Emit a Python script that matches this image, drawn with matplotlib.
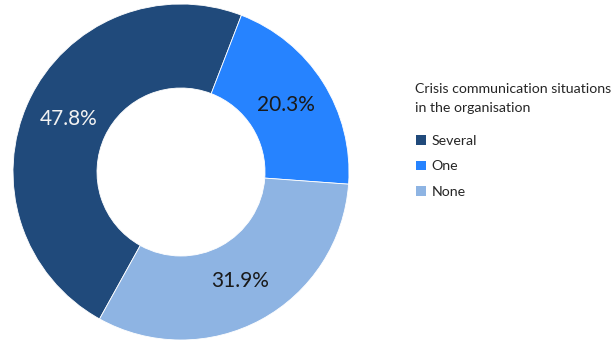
import matplotlib
matplotlib.use("Agg")
import matplotlib.pyplot as plt
from matplotlib.patches import Patch

plt.rcParams['font.family'] = ['Lato', 'DejaVu Sans']

categories = ['Several', 'One', 'None']
shares = [47.8, 20.3, 31.9]
colors = ['#204a7b', '#2683ff', '#8eb4e3']
label_colors = ['#f2f2f2', '#1a1a1a', '#1a1a1a']
legend_title = 'Crisis communication situations\nin the organisation'

fig = plt.figure(figsize=(6.15, 3.43), dpi=100)
W, H = 615, 343
cx, cy, r = 181, 172, 168
ax = fig.add_axes([(cx - r) / W, (H - cy - r) / H, 2 * r / W, 2 * r / H])

wedges, texts, autotexts = ax.pie(
    shares, colors=colors, startangle=241, counterclock=False,
    autopct='%.1f%%', pctdistance=0.74,
    wedgeprops=dict(width=0.5, edgecolor='white', linewidth=0.6),
    textprops=dict(fontsize=15),
)
for t, c in zip(autotexts, label_colors):
    t.set_color(c)
ax.set_xlim(-1, 1)
ax.set_ylim(-1, 1)
ax.set_aspect('equal')
ax.axis('off')

# legend title drawn on its own so its spacing can be set freely
fig.text(415 / W, 1 - 83 / H, legend_title, ha='left', va='top',
         fontsize=10.2, color='#262626', linespacing=1.7)

handles = [Patch(facecolor=c, edgecolor='none') for c in colors]
leg = fig.legend(handles, categories, loc='upper left',
                 bbox_to_anchor=(416 / W, 1 - 135 / H), frameon=False,
                 fontsize=10.2, handlelength=0.7, handleheight=0.7,
                 handletextpad=0.4, labelspacing=0.95, borderaxespad=0,
                 borderpad=0)
for t in leg.get_texts():
    t.set_color('#262626')

fig.savefig('out.png', dpi=100)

(Instructions for the task):
Please repeat exactly the data above from its first line to the line that contains "fontsize=10.2, color='#262626', linespacing=1.7)", inclusive, and leave every picture out.

(In response):
Emit a Python script that matches this image, drawn with matplotlib.
import matplotlib
matplotlib.use("Agg")
import matplotlib.pyplot as plt
from matplotlib.patches import Patch

plt.rcParams['font.family'] = ['Lato', 'DejaVu Sans']

categories = ['Several', 'One', 'None']
shares = [47.8, 20.3, 31.9]
colors = ['#204a7b', '#2683ff', '#8eb4e3']
label_colors = ['#f2f2f2', '#1a1a1a', '#1a1a1a']
legend_title = 'Crisis communication situations\nin the organisation'

fig = plt.figure(figsize=(6.15, 3.43), dpi=100)
W, H = 615, 343
cx, cy, r = 181, 172, 168
ax = fig.add_axes([(cx - r) / W, (H - cy - r) / H, 2 * r / W, 2 * r / H])

wedges, texts, autotexts = ax.pie(
    shares, colors=colors, startangle=241, counterclock=False,
    autopct='%.1f%%', pctdistance=0.74,
    wedgeprops=dict(width=0.5, edgecolor='white', linewidth=0.6),
    textprops=dict(fontsize=15),
)
for t, c in zip(autotexts, label_colors):
    t.set_color(c)
ax.set_xlim(-1, 1)
ax.set_ylim(-1, 1)
ax.set_aspect('equal')
ax.axis('off')

# legend title drawn on its own so its spacing can be set freely
fig.text(415 / W, 1 - 83 / H, legend_title, ha='left', va='top',
         fontsize=10.2, color='#262626', linespacing=1.7)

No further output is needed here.